Home » Andrew McCarthy Calls ‘Friends’ a ‘Funnier’ Version of ‘St. Elmo’s Fire’

Andrew McCarthy Calls ‘Friends’ a ‘Funnier’ Version of ‘St. Elmo’s Fire’


The Brat Pack is the blueprint — at least according to Andrew McCarthy.

“The show Friends is like St. Elmo’s Fire, except a week later and funnier,” McCarthy, 61, told Us Weekly exclusively while promoting his upcoming documentary, Brats. “[The Brat Pack] started the vanguard of things being about and for young people. That just didn’t exist in Hollywood like that before that. … The Brat Pack was out in front of that.”

McCarthy called the group of young actors — which included himself, Rob Lowe, Emilio Estevez, Demi Moore, Molly Ringwald and Ally Sheedy, among others — “ instrumental in the shift towards youth culture” in the 1980s.

The Brat Pack movies, like St. Elmo’s Fire and The Breakfast Club, “put friendship at the center,” McCarthy explained.

“That was new and different. There weren’t movies about friendship being the most important thing in life, it was always ‘get the guy, get the girl,’” he recalled. “That’s what movies were about was romance and the thing to be held up as this wonderful thing.”

Andrew McCarthy Theo Wargo/Getty Images for Tribeca Festival

Creating movies and TV shows focused on friendship was “a real seismic change” at the time “that we take for granted now,” McCarthy explained.

In Brats — spoiler alert — McCarthy sits down with some of his old costars, including the now 60-year-old Lowe. The actors discussed the cultural change that the Brat Pack had on Hollywood.

“TV shows like Glee, The CW …. all of these things we now take for granted, don’t happen without the Brat Pack,” Lowe declared. “They just don’t.”

While talking with Us, McCarthy also discussed how it’s hard to recreate a phenomenon like the Brat Pack now because of how Hollywood has changed.

“There was, back in the day, a very unified youth culture. Every Friday night there was a new movie coming out for and about young people … and everybody went to that movie on that Friday. Next week there was another one,” he recalled. “Now, things are so fractured and everybody’s doing so many different things that it’s really impossible culturally.”

The only thing McCarthy could think to compare it to is how “everybody was marveling” over Barbie in July 2023.

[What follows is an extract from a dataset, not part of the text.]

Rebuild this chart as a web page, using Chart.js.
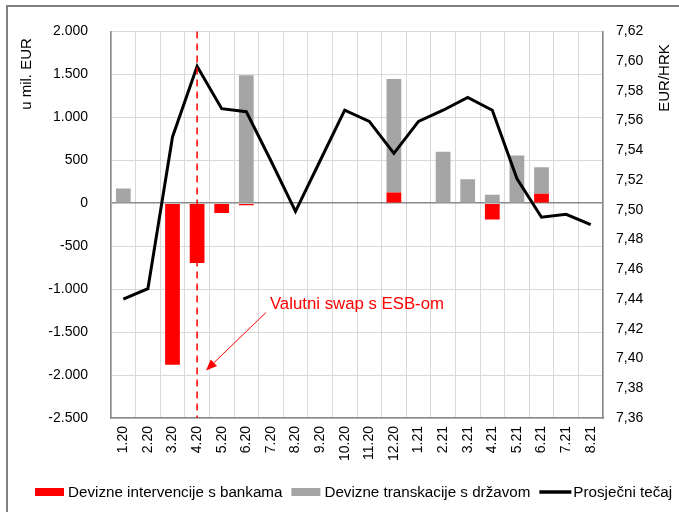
<!DOCTYPE html>
<html>
<head>
<meta charset="utf-8">
<script src="https://cdn.jsdelivr.net/npm/chart.js@4"></script>
<style>
  html, body { margin: 0; padding: 0; background: #fff; }
  #wrap { width: 679px; height: 512px; position: relative; }
</style>
</head>
<body>
<div id="wrap"><canvas id="c" width="679" height="512"></canvas></div>
<script>
// ---- data ----
const categories = ['1.20','2.20','3.20','4.20','5.20','6.20','7.20','8.20','9.20','10.20','11.20','12.20',
                    '1.21','2.21','3.21','4.21','5.21','6.21','7.21','8.21'];
const interventionsBanks = [0, 0, -1880, -695, -115, -25, 0, 0, 0, 0, 0, 125, 0, 0, 0, -190, 0, 110, 0, 0];
const transactionsState  = [170, 0, 0, 0, 0, 1490, 0, 0, 0, 0, 0, 1320, 0, 600, 280, 100, 555, 310, 0, 0];
const avgRate = [7.440, 7.447, 7.549, 7.5965, 7.568, 7.566, 7.533, 7.499, 7.533, 7.567, 7.5595, 7.538,
                 7.5595, 7.567, 7.5756, 7.567, 7.521, 7.495, 7.497, 7.490];
const seriesNames = ['Devizne intervencije s bankama', 'Devizne transkacije s državom', 'Prosječni tečaj'];
const leftTicks = { min: -2500, max: 2000, step: 500 };
const rightTicks = { min: 7.36, max: 7.62, step: 0.02 };
const leftTitle = 'u mil. EUR';
const rightTitle = 'EUR/HRK';
const swapLabel = 'Valutni swap s ESB-om';
const swapIndex = 3;          // category of the ECB swap line (4.20)
const swapTextAt = { i: 5.96, v: -1178 };
const swapArrowFrom = { i: 5.8, v: -1272 };
const swapArrowTo = { i: 3.36, v: -1946 };

const FONT = "'Liberation Sans', Arial, sans-serif";
const RED = '#ff0000', GRAY = '#a5a5a5', AXIS = '#898989', GRID = '#d9d9d9';

function fmtLeft(v) {
  const neg = v < 0; let s = String(Math.abs(Math.round(v)));
  s = s.replace(/\B(?=(\d{3})+(?!\d))/g, '.');
  return (neg ? '-' : '') + s;
}
function fmtRight(v) { return v.toFixed(2).replace('.', ','); }

const decorPlugin = {
  id: 'decor',
  afterDatasetsDraw(chart) {
    const { ctx, chartArea: a, scales } = chart;
    const x = scales.x, y = scales.y;
    ctx.save();
    // dashed swap line
    const sx = x.getPixelForValue(swapIndex);
    ctx.strokeStyle = RED; ctx.lineWidth = 1.5; ctx.setLineDash([7, 5]);
    ctx.beginPath(); ctx.moveTo(sx, a.top); ctx.lineTo(sx, a.bottom); ctx.stroke();
    ctx.setLineDash([]);
    // arrow
    const idxPx = (i) => x.getPixelForValue(0) + i * (x.getPixelForValue(1) - x.getPixelForValue(0));
    const fx = idxPx(swapArrowFrom.i), fy = y.getPixelForValue(swapArrowFrom.v);
    const tx = idxPx(swapArrowTo.i), ty = y.getPixelForValue(swapArrowTo.v);
    const ang = Math.atan2(ty - fy, tx - fx);
    const hl = 11, hw = 4.5;
    const bx = tx - hl * Math.cos(ang), by = ty - hl * Math.sin(ang);
    ctx.lineWidth = 1; ctx.strokeStyle = RED; ctx.fillStyle = RED;
    ctx.beginPath(); ctx.moveTo(fx, fy); ctx.lineTo(bx, by); ctx.stroke();
    ctx.beginPath();
    ctx.moveTo(tx, ty);
    ctx.lineTo(bx + hw * Math.sin(ang), by - hw * Math.cos(ang));
    ctx.lineTo(bx - hw * Math.sin(ang), by + hw * Math.cos(ang));
    ctx.closePath(); ctx.fill();
    // label
    ctx.font = '16.8px ' + FONT; ctx.textAlign = 'left'; ctx.textBaseline = 'middle';
    ctx.fillText(swapLabel, idxPx(swapTextAt.i), y.getPixelForValue(swapTextAt.v));
    ctx.restore();
  },
  afterDraw(chart) {
    const { ctx } = chart;
    ctx.save();
    // frame
    ctx.strokeStyle = '#808080'; ctx.lineWidth = 2;
    ctx.beginPath(); ctx.moveTo(7, 512); ctx.lineTo(7, 6); ctx.lineTo(679, 6); ctx.stroke();
    // axis titles
    ctx.fillStyle = '#000'; ctx.font = '15px ' + FONT; ctx.textAlign = 'center'; ctx.textBaseline = 'middle';
    ctx.save(); ctx.translate(27, 74); ctx.rotate(-Math.PI / 2); ctx.fillText(leftTitle, 0, 0); ctx.restore();
    ctx.save(); ctx.translate(665, 78); ctx.rotate(-Math.PI / 2); ctx.fillText(rightTitle, 0, 0); ctx.restore();
    // legend
    ctx.font = '15.2px ' + FONT; ctx.textAlign = 'left'; ctx.textBaseline = 'middle';
    let lx = 35; const ly = 492;
    const ds = chart.data.datasets;
    ds.forEach((d, k) => {
      if (d.type === 'line') {
        ctx.strokeStyle = d.borderColor; ctx.lineWidth = 3.5;
        ctx.beginPath(); ctx.moveTo(lx, ly); ctx.lineTo(lx + 32, ly); ctx.stroke();
        ctx.fillStyle = '#000';
        ctx.fillText(d.label, lx + 34, ly + 0.5);
        lx += 34 + ctx.measureText(d.label).width + 9;
      } else {
        ctx.fillStyle = d.backgroundColor; ctx.fillRect(lx, ly - 4, 29, 8);
        ctx.fillStyle = '#000';
        ctx.fillText(d.label, lx + 33, ly + 0.5);
        lx += 33 + ctx.measureText(d.label).width + 9;
      }
    });
    ctx.restore();
  }
};

new Chart(document.getElementById('c'), {
  type: 'bar',
  data: {
    labels: categories,
    datasets: [
      { label: seriesNames[0], data: interventionsBanks, backgroundColor: RED, yAxisID: 'y', order: 2,
        categoryPercentage: 0.6, barPercentage: 1 },
      { label: seriesNames[1], data: transactionsState, backgroundColor: GRAY, yAxisID: 'y', order: 2,
        categoryPercentage: 0.6, barPercentage: 1 },
      { type: 'line', label: seriesNames[2], data: avgRate, borderColor: '#000', backgroundColor: '#000',
        borderWidth: 3, pointRadius: 0, tension: 0, yAxisID: 'y1', order: 0 }
    ]
  },
  options: {
    responsive: false, animation: false,
    layout: { padding: { top: 31, left: 0, right: 0, bottom: 0 } },
    plugins: { legend: { display: false }, tooltip: { enabled: false } },
    scales: {
      x: {
        stacked: true,
        grid: { color: GRID, lineWidth: 1, drawTicks: false, offset: true },
        border: { color: AXIS, width: 1.5 },
        ticks: { color: '#000', font: { family: FONT, size: 14 }, minRotation: 90, maxRotation: 90,
                 autoSkip: false, padding: 8 },
        afterFit(s) { s.height = 94; }
      },
      y: {
        stacked: true, position: 'left',
        min: leftTicks.min, max: leftTicks.max,
        grid: { color: (c) => c.tick && c.tick.value === 0 ? AXIS : GRID, lineWidth: (c) => c.tick && c.tick.value === 0 ? 1.5 : 1, drawTicks: false },
        border: { color: AXIS, width: 1.5 },
        ticks: { stepSize: leftTicks.step, color: '#000', font: { family: FONT, size: 14 }, padding: 23,
                 callback: (v) => fmtLeft(v) },
        afterFit(s) { s.width = 111; }
      },
      y1: {
        stacked: false, position: 'right',
        min: rightTicks.min, max: rightTicks.max,
        grid: { drawOnChartArea: false, drawTicks: false },
        border: { color: AXIS, width: 1.5 },
        ticks: { stepSize: rightTicks.step, color: '#000', font: { family: FONT, size: 14 }, padding: 13,
                 callback: (v) => fmtRight(v) },
        afterFit(s) { s.width = 76; }
      }
    }
  },
  plugins: [decorPlugin]
});
</script>
</body>
</html>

“It was certainly a very different time and trying to capture how that happened and explain what that was about was a large part of [Brats],” he continued. “I hadn’t thought about it that much until I started making the movie and I realized, wow, we really were — as Rob said, and Malcolm Gladwell said — really instrumental and at the vanguard of that change.”

Brats premieres Thursday, June 13, on Hulu.